09 mai 2025
Poussés par le PPE (Parti populaire européen, droite), les eurodéputés ont voté le déclassement du statut du loup. Une victoire politique. Les opposants dénoncent l’autorisation de tuer l'animal et le risque de déclassement d’autres espèces strictement protégées.
C’est la première fois qu’une espèce voit son statut de protection affaibli ainsi en Europe. À 371 pour, 162 contre et 37 abstentions, le Parlement européen a voté jeudi le déclassement de ce grand prédateur d’espèce “strictement protégée" à “protégée”. Les États membres peuvent désormais autoriser sa capture ou son abattage dans des cas spécifiques, tels que la protection du bétail ou la régulation des populations locales. Auparavant, toute capture ou mise à mort était interdite, sauf dérogation exceptionnelle.
Une décision aberrante pour les associations environnementales. “L’impact global du loup sur le bétail reste faible. [...] Nous dénonçons une décision motivée par des considérations politiques, au détriment d’objectifs scientifiques de conservation” s’insurge l’association Natagora, active en Wallonie.
Le Parlement européen a voté le jeudi 8 mai le déclassement du statut de protection du loup, qui passe d'espèce "strictement protégée" à "protégée". © Marius Laffont, Anouk Seveno
Longtemps décimé, le loup a recolonisé l’Europe à la fin des années 1970, à partir des populations résiduelles dans les massifs montagneux. Il bénéficiait depuis 1982 du statut de protection le plus strict, inscrit dans la Convention de Berne relative à la conservation du milieu naturel de l'Europe. C’est ce statut très protecteur, transposé dans la directive européenne “Habitats” en 1992, que les eurodéputés ont modifié lors du vote de jeudi.

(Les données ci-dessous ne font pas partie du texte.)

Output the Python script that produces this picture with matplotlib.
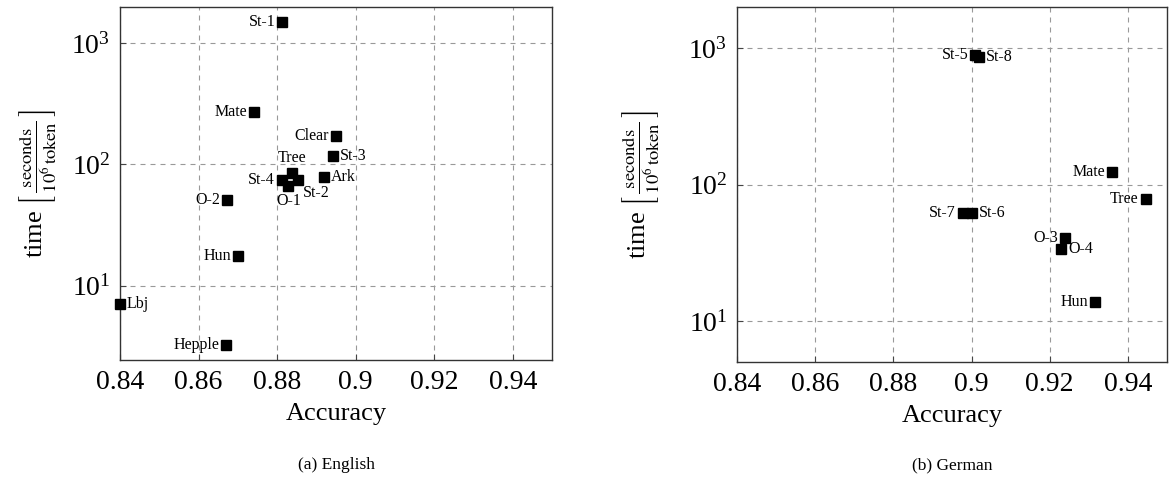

Une victoire politique du PPE
Derrière ce scrutin, c’est une victoire politique pour les conservateurs du Parti populaire européen (PPE, droite) qui s’est jouée ce jeudi à Strasbourg. Le groupe parlementaire défend depuis plusieurs années le déclassement du statut de protection du loup. En 2023, les choses se sont accélérées lorsque la présidente de la Commission européenne et membre du PPE Ursula Von Der Leyen s’est emparée du sujet. C’est sous son impulsion que la Commission a initié la proposition de révision de la protection du loup au sein de la Convention de Berne. Une initiative fructueuse qui s’est soldée en décembre 2024 par une modification de ce traité international.

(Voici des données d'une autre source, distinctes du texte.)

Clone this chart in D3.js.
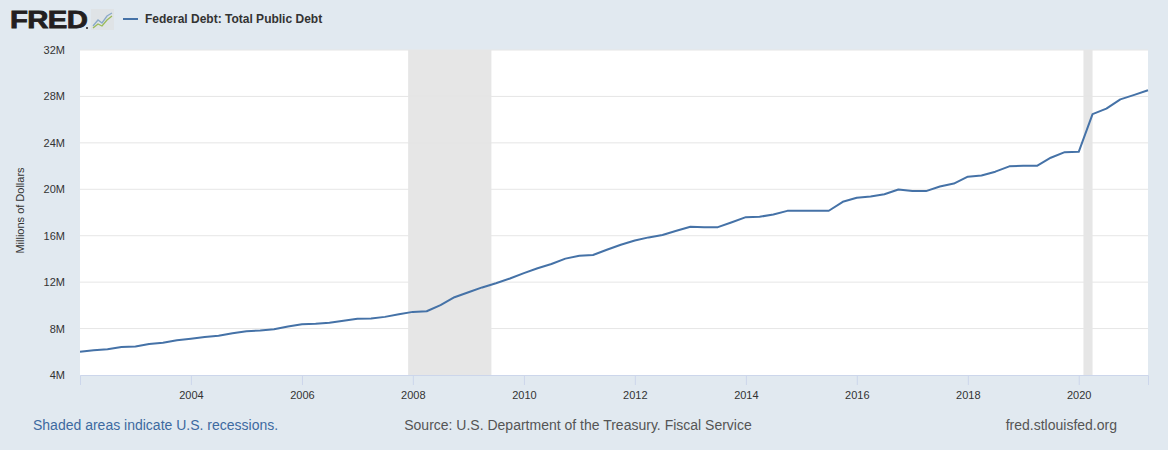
<!DOCTYPE html>
<html>
<head>
<meta charset="utf-8">
<script src="https://cdn.jsdelivr.net/npm/d3@7"></script>
<style>
  body { margin: 0; background: #e1e9f0; font-family: "Liberation Sans", Arial, sans-serif; }
  svg { display: block; }
</style>
</head>
<body>
<div id="chart"></div>
<script>
// quarterly values, millions of dollars
const dates = [
  "2002-01-01","2002-04-01","2002-07-01","2002-10-01",
  "2003-01-01","2003-04-01","2003-07-01","2003-10-01",
  "2004-01-01","2004-04-01","2004-07-01","2004-10-01",
  "2005-01-01","2005-04-01","2005-07-01","2005-10-01",
  "2006-01-01","2006-04-01","2006-07-01","2006-10-01",
  "2007-01-01","2007-04-01","2007-07-01","2007-10-01",
  "2008-01-01","2008-04-01","2008-07-01","2008-10-01",
  "2009-01-01","2009-04-01","2009-07-01","2009-10-01",
  "2010-01-01","2010-04-01","2010-07-01","2010-10-01",
  "2011-01-01","2011-04-01","2011-07-01","2011-10-01",
  "2012-01-01","2012-04-01","2012-07-01","2012-10-01",
  "2013-01-01","2013-04-01","2013-07-01","2013-10-01",
  "2014-01-01","2014-04-01","2014-07-01","2014-10-01",
  "2015-01-01","2015-04-01","2015-07-01","2015-10-01",
  "2016-01-01","2016-04-01","2016-07-01","2016-10-01",
  "2017-01-01","2017-04-01","2017-07-01","2017-10-01",
  "2018-01-01","2018-04-01","2018-07-01","2018-10-01",
  "2019-01-01","2019-04-01","2019-07-01","2019-10-01",
  "2020-01-01","2020-04-01","2020-07-01","2020-10-01",
  "2021-01-01","2021-04-01"
];
const debt = [
  6006032, 6126469, 6228236, 6405707,
  6460776, 6670121, 6783231, 6998006,
  7131068, 7274335, 7379053, 7596146,
  7776939, 7836496, 7932710, 8170424,
  8371156, 8420042, 8506974, 8680224,
  8849665, 8867675, 9007653, 9229172,
  9437594, 9492006, 10024725, 10699805,
  11126941, 11545275, 11909829, 12311350,
  12773123, 13201790, 13561623, 14025215,
  14270114, 14342895, 14790340, 15222940,
  15582079, 15855500, 16066241, 16432730,
  16771600, 16738184, 16738184, 17159000,
  17601227, 17632606, 17824071, 18141444,
  18152056, 18152560, 18150618, 18922179,
  19264939, 19381591, 19573445, 19976827,
  19846420, 19844554, 20244900, 20492874,
  21089643, 21195070, 21516058, 21974096,
  22027880, 22023283, 22719402, 23201380,
  23223813, 26477214, 26945391, 27747798,
  28132570, 28529436
];
const recessions = [
  ["2007-12-01", "2009-06-01"],
  ["2020-02-01", "2020-04-01"]
];
const yTicks = [4e6, 8e6, 12e6, 16e6, 20e6, 24e6, 28e6, 32e6];
const xTickYears = [2004, 2006, 2008, 2010, 2012, 2014, 2016, 2018, 2020];

const W = 1168, H = 450;
var margin = { top: 50, right: 20, bottom: 75, left: 80 },
  width = W - margin.left - margin.right,
  height = H - margin.top - margin.bottom;

const parse = d3.timeParse("%Y-%m-%d");
const data = dates.map((d, i) => ({ date: parse(d), value: debt[i] }));

const svg = d3.select("#chart").append("svg")
  .attr("width", W)
  .attr("height", H);

svg.append("rect").attr("width", W).attr("height", H).attr("fill", "#e1e9f0");

// header: logo + legend
const logo = svg.append("g").attr("transform", "translate(10,0)");
logo.append("text")
  .text("FRED")
  .attr("transform", "translate(0,28) scale(1.22,1)")
  .attr("font-size", 24)
  .attr("font-weight", "bold")
  .attr("letter-spacing", -0.5)
  .attr("fill", "#231f20")
  .attr("stroke", "#231f20")
  .attr("stroke-width", 0.8)
  .style("font-family", "'Liberation Sans', Arial, sans-serif");
logo.append("circle").attr("cx", 77).attr("cy", 28).attr("r", 1).attr("fill", "#231f20");
const icon = logo.append("g").attr("transform", "translate(81,9)");
icon.append("rect").attr("width", 23).attr("height", 21).attr("fill", "#dfe3e6");
icon.append("polyline")
  .attr("points", "2,17 7,11 11,14 16,7 21,4")
  .attr("fill", "none").attr("stroke", "#8aa9c9").attr("stroke-width", 1.3);
icon.append("polyline")
  .attr("points", "2,19 7,15 11,17 16,11 21,7")
  .attr("fill", "none").attr("stroke", "#9bbb59").attr("stroke-width", 1.3);

svg.append("line")
  .attr("x1", 123).attr("x2", 138).attr("y1", 19).attr("y2", 19)
  .attr("stroke", "#4572a7").attr("stroke-width", 2);
svg.append("text")
  .text("Federal Debt: Total Public Debt")
  .attr("x", 145).attr("y", 23)
  .attr("font-size", 12).attr("font-weight", "bold").attr("fill", "#333");

const g = svg.append("g")
  .attr("transform", `translate(${margin.left},${margin.top})`);

g.append("rect").attr("width", width).attr("height", height).attr("fill", "#fff");

var x = d3.scaleTime()
  .domain(d3.extent(data, (d) => d.date))
  .range([0, width]);
var y = d3.scaleLinear().domain([4e6, 32e6]).range([height, 0]);

// recession shading
g.selectAll(".recession")
  .data(recessions)
  .enter()
  .append("rect")
  .attr("class", "recession")
  .attr("x", (d) => x(parse(d[0])))
  .attr("width", (d) => x(parse(d[1])) - x(parse(d[0])))
  .attr("y", 0)
  .attr("height", height)
  .attr("fill", "#e6e6e6");

// grid lines
g.selectAll(".grid")
  .data(yTicks.slice(1))
  .enter()
  .append("line")
  .attr("class", "grid")
  .attr("x1", 0).attr("x2", width)
  .attr("y1", (d) => y(d)).attr("y2", (d) => y(d))
  .attr("stroke", "#e6e6e6").attr("stroke-width", 1);

// y axis labels
const yAxis = g.append("g")
  .call(d3.axisLeft(y).tickValues(yTicks).tickSize(0).tickPadding(15)
    .tickFormat((d) => d / 1e6 + "M"));
yAxis.select(".domain").remove();
yAxis.selectAll("text")
  .attr("font-size", 11).attr("fill", "#333")
  .style("font-family", "'Liberation Sans', Arial, sans-serif");

// x axis
const xAxis = g.append("g")
  .attr("transform", `translate(0,${height})`)
  .call(d3.axisBottom(x)
    .tickValues(xTickYears.map((yr) => new Date(yr, 0, 1)))
    .tickSize(10).tickPadding(6)
    .tickFormat(d3.timeFormat("%Y")));
xAxis.select(".domain").attr("stroke", "#ccd6eb");
xAxis.selectAll(".tick line").attr("stroke", "#ccd6eb");
xAxis.selectAll("text")
  .attr("font-size", 11).attr("fill", "#333")
  .style("font-family", "'Liberation Sans', Arial, sans-serif");

// line
var line = d3.line()
  .x((d) => x(d.date))
  .y((d) => y(d.value));
g.append("path")
  .datum(data)
  .attr("d", line)
  .attr("fill", "none")
  .attr("stroke", "#4572a7")
  .attr("stroke-width", 2)
  .attr("stroke-linejoin", "round");

// y title
svg.append("text")
  .text("Millions of Dollars")
  .attr("transform", `translate(24,${margin.top + height / 2 - 2}) rotate(-90)`)
  .attr("text-anchor", "middle")
  .attr("font-size", 11)
  .attr("fill", "#333");

// footer
svg.append("text")
  .text("Shaded areas indicate U.S. recessions.")
  .attr("x", 33).attr("y", 430)
  .attr("font-size", 14).attr("fill", "#3d6aa0");
svg.append("text")
  .text("Source: U.S. Department of the Treasury. Fiscal Service")
  .attr("x", 578).attr("y", 430)
  .attr("text-anchor", "middle")
  .attr("font-size", 14).attr("fill", "#555");
svg.append("text")
  .text("fred.stlouisfed.org")
  .attr("x", 1117).attr("y", 430)
  .attr("text-anchor", "end")
  .attr("font-size", 14).attr("fill", "#555");
</script>
</body>
</html>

En obtenant une majorité en faveur du déclassement du statut du loup au Parlement européen, les conservateurs poursuivent une stratégie politique en portant la voix des éleveurs, pour qui le loup représente une menace. “Plus de 160 000 animaux sont attaqués par des loups chaque année, c’est un vote de bon sens pour l’avenir des espaces ruraux en Europe”, explique la députée espagnole du PPE Esther Herranz García. Cette victoire permet au PPE d’afficher sa position sur les sujets agricoles, dans une dynamique de remise en cause des avancées écologiques. Dans un hémicycle plus à droite que la précédente législature, l’écologie est la cible du PPE et des partis d’extrême droite. Une ambition affirmée récemment avec le détricotage du Pacte Vert européen, qui planifie la transition écologique de l’UE. La victoire politique du PPE est d’autant plus importante que le parti a réussi à convaincre, à la suite de négociations, une partie du groupe Socialistes et Démocrates (S&D, gauche) de voter en faveur du texte.

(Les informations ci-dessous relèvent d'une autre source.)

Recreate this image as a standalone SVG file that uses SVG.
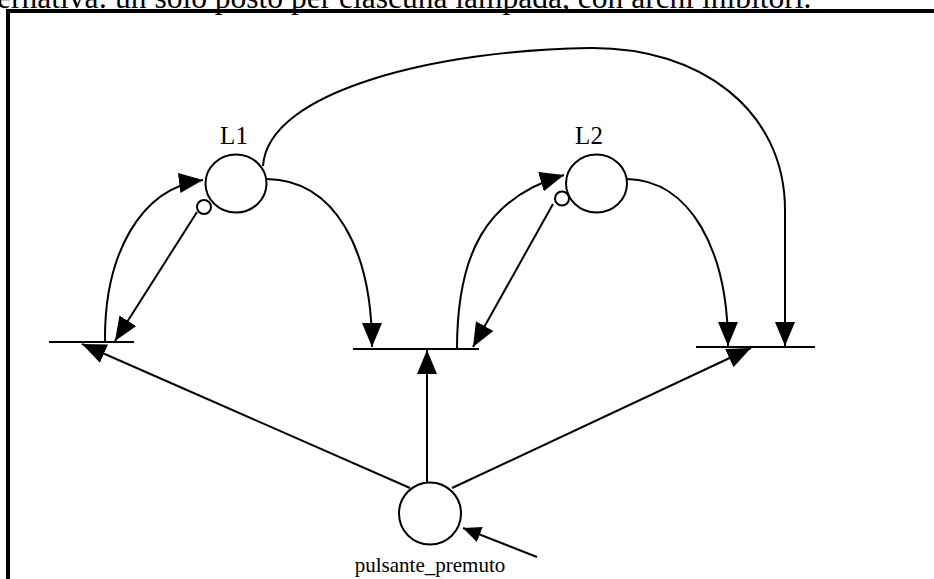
<svg xmlns="http://www.w3.org/2000/svg" width="934" height="579" viewBox="0 0 934 579">
  <style>
    .caption { font-family: "Liberation Serif", "Times New Roman", serif; font-size: 31.5px; fill: #000; }
    .label { font-family: "Liberation Serif", "Times New Roman", serif; fill: #000; }
    .place { fill: #fff; stroke: #000; stroke-width: 2; }
    .bar { stroke: #000; stroke-width: 2; }
    .arc { fill: none; stroke: #000; stroke-width: 2; }
    .frame { fill: none; stroke: #000; stroke-width: 4; }
  </style>
  <defs>
    <marker id="head" viewBox="0 0 24 20" refX="24" refY="10" markerWidth="24" markerHeight="20" orient="auto" markerUnits="userSpaceOnUse">
      <path d="M0,0 L24,10 L0,20 z" fill="#000"/>
    </marker>
    <marker id="headSmall" viewBox="0 0 18 16" refX="18" refY="8" markerWidth="18" markerHeight="16" orient="auto" markerUnits="userSpaceOnUse">
      <path d="M0,0 L18,8 L0,16 z" fill="#000"/>
    </marker>
  </defs>

  <rect width="934" height="579" fill="#fff"/>

  <!-- caption line running above the frame -->
  <text class="caption" x="-3" y="8">ernativa: un solo posto per ciascuna lampada, con archi inibitori.</text>

  <!-- frame -->
  <rect class="frame" x="8" y="11" width="1000" height="1000"/>

  <!-- connectors -->
  <g id="connectors">
    <!-- T1 -> L1 -->
    <path class="arc" d="M105,342 C104,255 140,188 203,180" marker-end="url(#head)"/>
    <!-- L1 inhibitor line -> T1 -->
    <path class="arc" d="M197,212 L115,341" marker-end="url(#head)"/>
    <!-- L1 -> T2 -->
    <path class="arc" d="M267,179 C335,180 372,250 372,347" marker-end="url(#head)"/>
    <!-- T2 -> L2 -->
    <path class="arc" d="M457,349 C457,255 485,198 564,175" marker-end="url(#head)"/>
    <!-- L2 inhibitor line -> T2 -->
    <path class="arc" d="M553,204 L473,347" marker-end="url(#head)"/>
    <!-- L2 -> T3 -->
    <path class="arc" d="M627,179 C690,180 728,250 728,346" marker-end="url(#head)"/>
    <!-- L1 -> T3 (long arc over the top) -->
    <path class="arc" d="M263,166 C268,90 440,50 590,48 C700,47 785,110 785,210 L785,346" marker-end="url(#head)"/>
    <!-- pulsante_premuto -> transitions -->
    <path class="arc" d="M410,488 L82,344" marker-end="url(#head)"/>
    <path class="arc" d="M427,483 L427,350" marker-end="url(#head)"/>
    <path class="arc" d="M452,488 L751,348" marker-end="url(#head)"/>
    <!-- external input -->
    <path class="arc" d="M537,557 L463,528" marker-end="url(#headSmall)"/>
  </g>

  <!-- transitions -->
  <g id="T1"><line class="bar" x1="49" y1="342" x2="134" y2="342"/></g>
  <g id="T2"><line class="bar" x1="353" y1="349" x2="479" y2="349"/></g>
  <g id="T3"><line class="bar" x1="696" y1="347" x2="815" y2="347"/></g>

  <!-- places -->
  <g id="L1">
    <ellipse class="place" cx="236" cy="183.5" rx="30.5" ry="29"/>
    <circle class="place" cx="204" cy="207" r="7"/>
    <text class="label" x="234" y="144" font-size="25" text-anchor="middle">L1</text>
  </g>
  <g id="L2">
    <ellipse class="place" cx="596.5" cy="183.5" rx="30.5" ry="29"/>
    <circle class="place" cx="562" cy="198.5" r="7"/>
    <text class="label" x="589" y="144" font-size="25" text-anchor="middle">L2</text>
  </g>
  <g id="pulsante_premuto">
    <circle class="place" cx="430" cy="513.5" r="31"/>
    <text class="label" x="430" y="572" font-size="21" text-anchor="middle">pulsante_premuto</text>
  </g>
</svg>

Les Verts et The Left, unis contre le texte
À gauche de l'hémicycle, les Verts et l’extrême-gauche ont exprimé unanimement leur désaccord en votant contre le texte. “Comment peut-on signer dans les COP biodiversité des lois de restauration de la nature et soutenir le déclassement du loup ? Il y a pour moi une incohérence des lois européennes”, explique Tilly Metz, députée écologiste.
Des inquiétudes émergent quant à un éventuel effet boule de neige. Pour l’extrême gauche et les écologistes, modifier la directive “Habitats” pour changer le statut de protection du loup pourrait remettre en cause la protection des autres espèces. “On ouvre la boîte de Pandore aux déclassements d’autres espèces, comme le lynx ou encore l’ours”, affirme Emma Fourreau, députée The Left (extrême gauche). Elle indique, comme le groupe des Verts (écologistes), penser à d’éventuelles voies de recours juridiques.